§ **PROVIDED MATERIAL**:
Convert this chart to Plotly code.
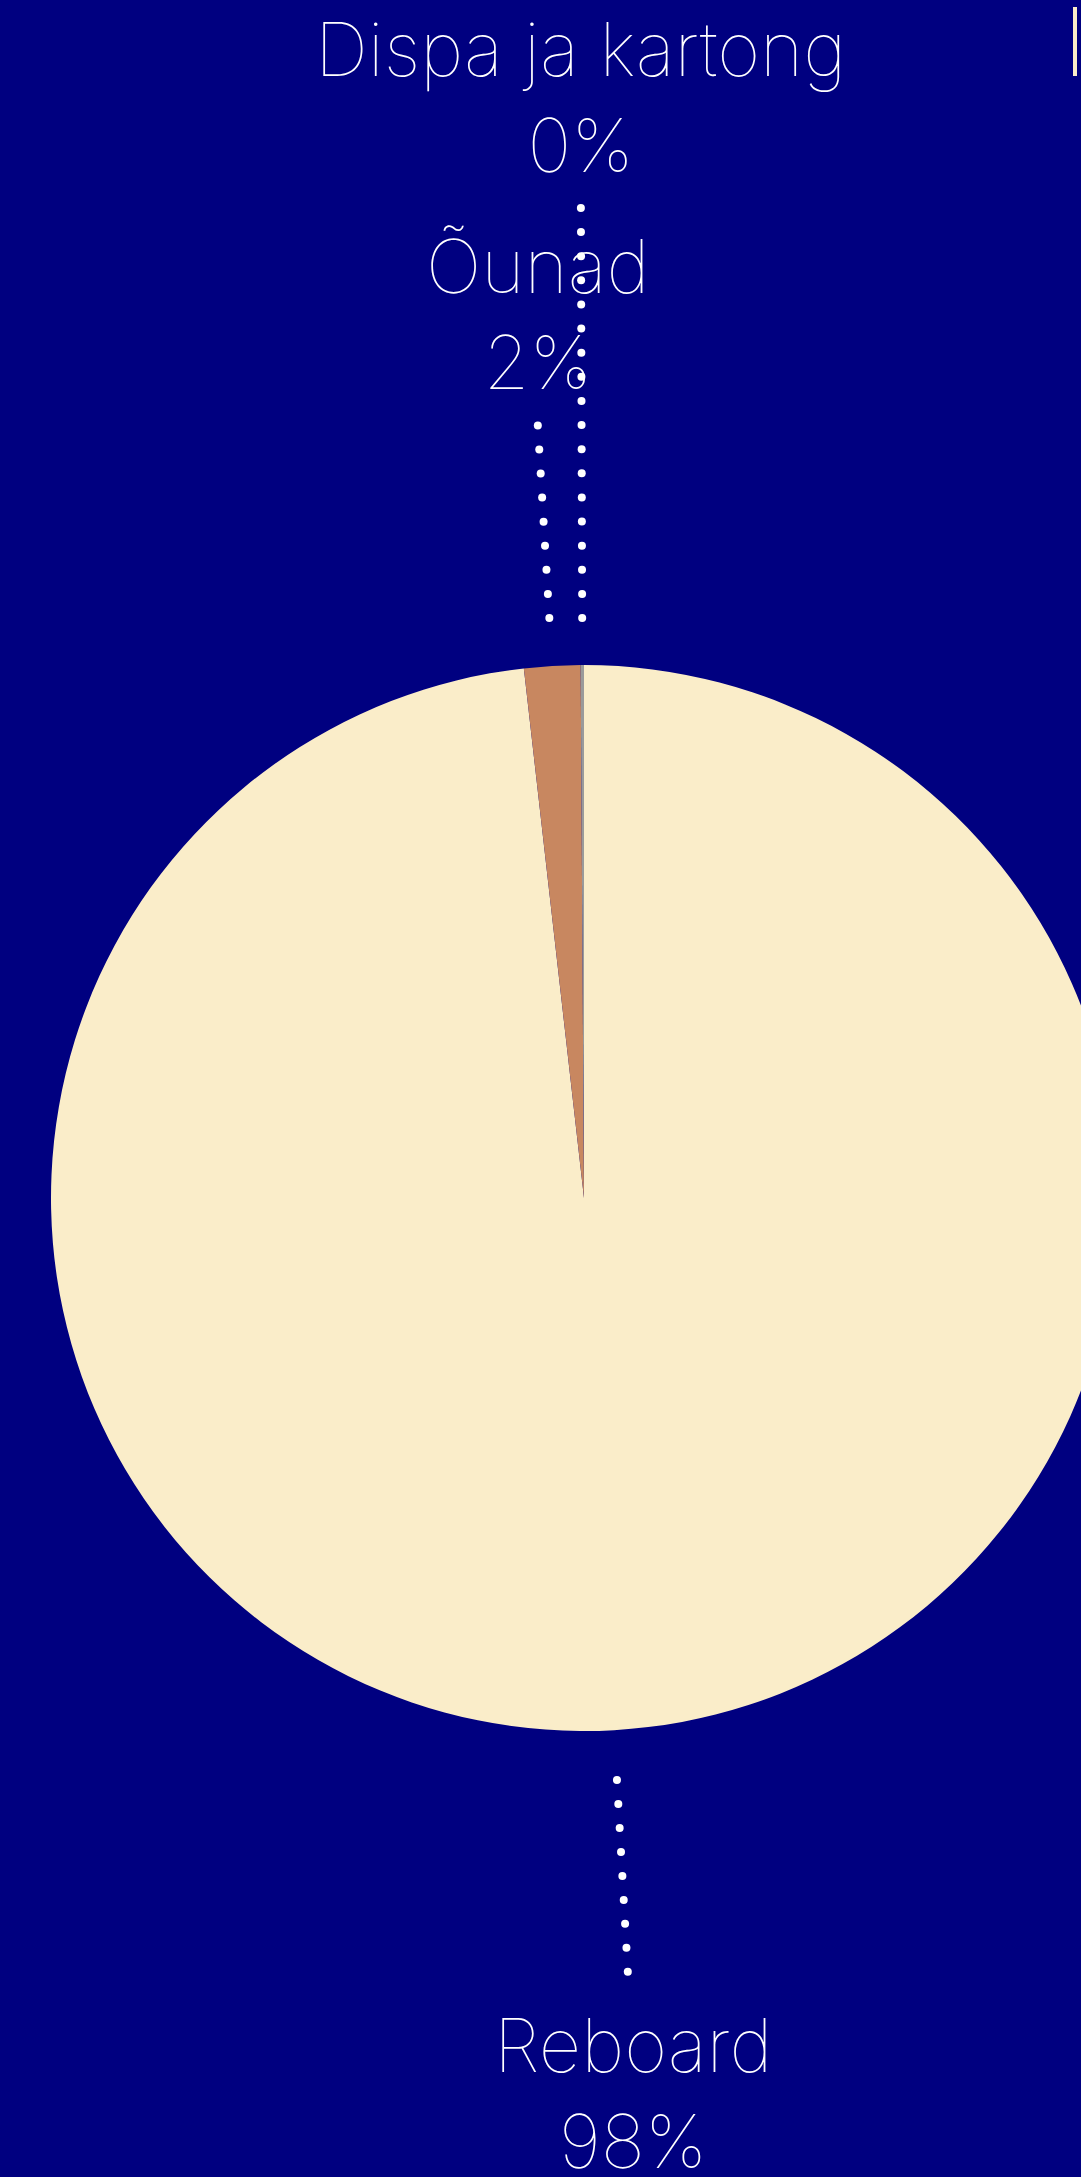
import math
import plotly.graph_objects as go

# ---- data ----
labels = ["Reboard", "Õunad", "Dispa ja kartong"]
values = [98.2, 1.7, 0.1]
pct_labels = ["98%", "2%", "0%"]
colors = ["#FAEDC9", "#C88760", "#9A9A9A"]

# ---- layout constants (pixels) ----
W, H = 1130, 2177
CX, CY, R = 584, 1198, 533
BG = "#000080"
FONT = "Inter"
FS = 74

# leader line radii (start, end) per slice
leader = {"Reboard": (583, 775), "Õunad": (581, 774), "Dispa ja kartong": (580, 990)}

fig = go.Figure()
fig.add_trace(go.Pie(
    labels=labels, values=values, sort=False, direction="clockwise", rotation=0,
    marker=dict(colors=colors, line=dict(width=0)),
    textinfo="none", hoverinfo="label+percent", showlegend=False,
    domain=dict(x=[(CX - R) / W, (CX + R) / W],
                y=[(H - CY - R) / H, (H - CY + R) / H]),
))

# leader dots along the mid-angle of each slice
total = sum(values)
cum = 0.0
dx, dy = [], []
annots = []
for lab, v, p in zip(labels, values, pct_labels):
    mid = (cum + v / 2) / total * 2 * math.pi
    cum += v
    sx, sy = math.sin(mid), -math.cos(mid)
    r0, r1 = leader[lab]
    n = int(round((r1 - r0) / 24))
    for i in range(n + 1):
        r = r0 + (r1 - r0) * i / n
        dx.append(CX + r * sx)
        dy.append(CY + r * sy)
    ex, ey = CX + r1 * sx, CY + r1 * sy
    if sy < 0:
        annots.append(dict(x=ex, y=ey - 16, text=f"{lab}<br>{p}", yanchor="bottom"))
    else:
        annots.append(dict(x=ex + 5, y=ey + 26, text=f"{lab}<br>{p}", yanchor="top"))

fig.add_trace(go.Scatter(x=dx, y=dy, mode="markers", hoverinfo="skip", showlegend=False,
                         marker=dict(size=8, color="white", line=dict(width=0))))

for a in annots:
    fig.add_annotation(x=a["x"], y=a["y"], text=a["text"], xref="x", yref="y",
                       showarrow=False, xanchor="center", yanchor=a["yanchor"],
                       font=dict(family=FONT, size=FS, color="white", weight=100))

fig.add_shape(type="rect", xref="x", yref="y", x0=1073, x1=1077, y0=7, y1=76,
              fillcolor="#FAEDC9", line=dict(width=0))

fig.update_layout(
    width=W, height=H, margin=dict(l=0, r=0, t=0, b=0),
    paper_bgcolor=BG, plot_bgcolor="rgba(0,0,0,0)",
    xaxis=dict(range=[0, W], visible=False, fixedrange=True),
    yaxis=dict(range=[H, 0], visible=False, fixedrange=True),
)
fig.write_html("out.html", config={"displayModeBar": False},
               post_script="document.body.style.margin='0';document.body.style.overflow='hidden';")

§ **STATED TASK**: Write out the listing word for word, omitting the pictures it holds.

§ **RESPONSE**:
Convert this chart to Plotly code.
import math
import plotly.graph_objects as go

# ---- data ----
labels = ["Reboard", "Õunad", "Dispa ja kartong"]
values = [98.2, 1.7, 0.1]
pct_labels = ["98%", "2%", "0%"]
colors = ["#FAEDC9", "#C88760", "#9A9A9A"]

# ---- layout constants (pixels) ----
W, H = 1130, 2177
CX, CY, R = 584, 1198, 533
BG = "#000080"
FONT = "Inter"
FS = 74

# leader line radii (start, end) per slice
leader = {"Reboard": (583, 775), "Õunad": (581, 774), "Dispa ja kartong": (580, 990)}

fig = go.Figure()
fig.add_trace(go.Pie(
    labels=labels, values=values, sort=False, direction="clockwise", rotation=0,
    marker=dict(colors=colors, line=dict(width=0)),
    textinfo="none", hoverinfo="label+percent", showlegend=False,
    domain=dict(x=[(CX - R) / W, (CX + R) / W],
                y=[(H - CY - R) / H, (H - CY + R) / H]),
))

# leader dots along the mid-angle of each slice
total = sum(values)
cum = 0.0
dx, dy = [], []
annots = []
for lab, v, p in zip(labels, values, pct_labels):
    mid = (cum + v / 2) / total * 2 * math.pi
    cum += v
    sx, sy = math.sin(mid), -math.cos(mid)
    r0, r1 = leader[lab]
    n = int(round((r1 - r0) / 24))
    for i in range(n + 1):
        r = r0 + (r1 - r0) * i / n
        dx.append(CX + r * sx)
        dy.append(CY + r * sy)
    ex, ey = CX + r1 * sx, CY + r1 * sy
    if sy < 0:
        annots.append(dict(x=ex, y=ey - 16, text=f"{lab}<br>{p}", yanchor="bottom"))
    else:
        annots.append(dict(x=ex + 5, y=ey + 26, text=f"{lab}<br>{p}", yanchor="top"))

fig.add_trace(go.Scatter(x=dx, y=dy, mode="markers", hoverinfo="skip", showlegend=False,
                         marker=dict(size=8, color="white", line=dict(width=0))))

for a in annots:
    fig.add_annotation(x=a["x"], y=a["y"], text=a["text"], xref="x", yref="y",
                       showarrow=False, xanchor="center", yanchor=a["yanchor"],
                       font=dict(family=FONT, size=FS, color="white", weight=100))

fig.add_shape(type="rect", xref="x", yref="y", x0=1073, x1=1077, y0=7, y1=76,
              fillcolor="#FAEDC9", line=dict(width=0))

fig.update_layout(
    width=W, height=H, margin=dict(l=0, r=0, t=0, b=0),
    paper_bgcolor=BG, plot_bgcolor="rgba(0,0,0,0)",
    xaxis=dict(range=[0, W], visible=False, fixedrange=True),
    yaxis=dict(range=[H, 0], visible=False, fixedrange=True),
)
fig.write_html("out.html", config={"displayModeBar": False},
               post_script="document.body.style.margin='0';document.body.style.overflow='hidden';")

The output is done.